§ **Given task**
For each line that holds "this", copy the line out.

(Source code of charts)
[START]
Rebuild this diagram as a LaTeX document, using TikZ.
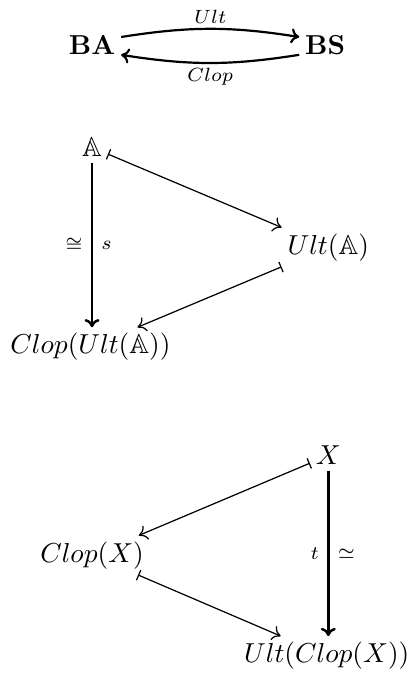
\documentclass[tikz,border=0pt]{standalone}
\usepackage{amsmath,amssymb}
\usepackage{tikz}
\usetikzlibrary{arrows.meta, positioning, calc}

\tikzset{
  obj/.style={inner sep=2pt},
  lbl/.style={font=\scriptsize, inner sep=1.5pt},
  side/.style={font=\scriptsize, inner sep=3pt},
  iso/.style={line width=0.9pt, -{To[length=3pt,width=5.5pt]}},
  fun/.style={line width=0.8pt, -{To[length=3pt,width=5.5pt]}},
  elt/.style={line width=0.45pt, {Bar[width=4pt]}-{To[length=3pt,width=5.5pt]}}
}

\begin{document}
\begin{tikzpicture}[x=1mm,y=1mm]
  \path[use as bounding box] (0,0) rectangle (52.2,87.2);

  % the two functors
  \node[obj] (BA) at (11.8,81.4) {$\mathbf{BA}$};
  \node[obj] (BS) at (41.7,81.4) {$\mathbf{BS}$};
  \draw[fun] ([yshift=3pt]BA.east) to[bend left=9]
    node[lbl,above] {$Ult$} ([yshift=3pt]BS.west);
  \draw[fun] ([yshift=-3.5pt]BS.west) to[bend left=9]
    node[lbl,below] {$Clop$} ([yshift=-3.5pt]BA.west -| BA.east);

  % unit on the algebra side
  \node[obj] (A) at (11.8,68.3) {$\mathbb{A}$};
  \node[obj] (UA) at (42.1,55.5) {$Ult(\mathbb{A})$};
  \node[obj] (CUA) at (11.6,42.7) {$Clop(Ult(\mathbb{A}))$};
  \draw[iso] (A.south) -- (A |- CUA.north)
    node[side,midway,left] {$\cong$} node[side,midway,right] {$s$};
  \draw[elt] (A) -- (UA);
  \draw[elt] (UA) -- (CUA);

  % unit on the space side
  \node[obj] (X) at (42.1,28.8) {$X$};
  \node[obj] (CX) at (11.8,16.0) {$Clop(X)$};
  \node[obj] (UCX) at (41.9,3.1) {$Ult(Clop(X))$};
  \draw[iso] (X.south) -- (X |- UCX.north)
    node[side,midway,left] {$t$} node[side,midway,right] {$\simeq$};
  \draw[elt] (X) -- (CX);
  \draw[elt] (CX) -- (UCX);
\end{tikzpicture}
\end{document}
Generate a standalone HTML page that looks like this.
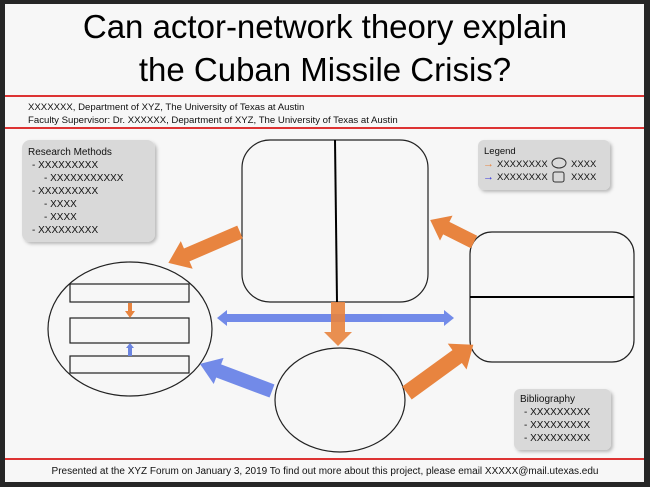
[END]
§ **Written solution**
Rebuild this diagram as a LaTeX document, using TikZ.
Generate a standalone HTML page that looks like this.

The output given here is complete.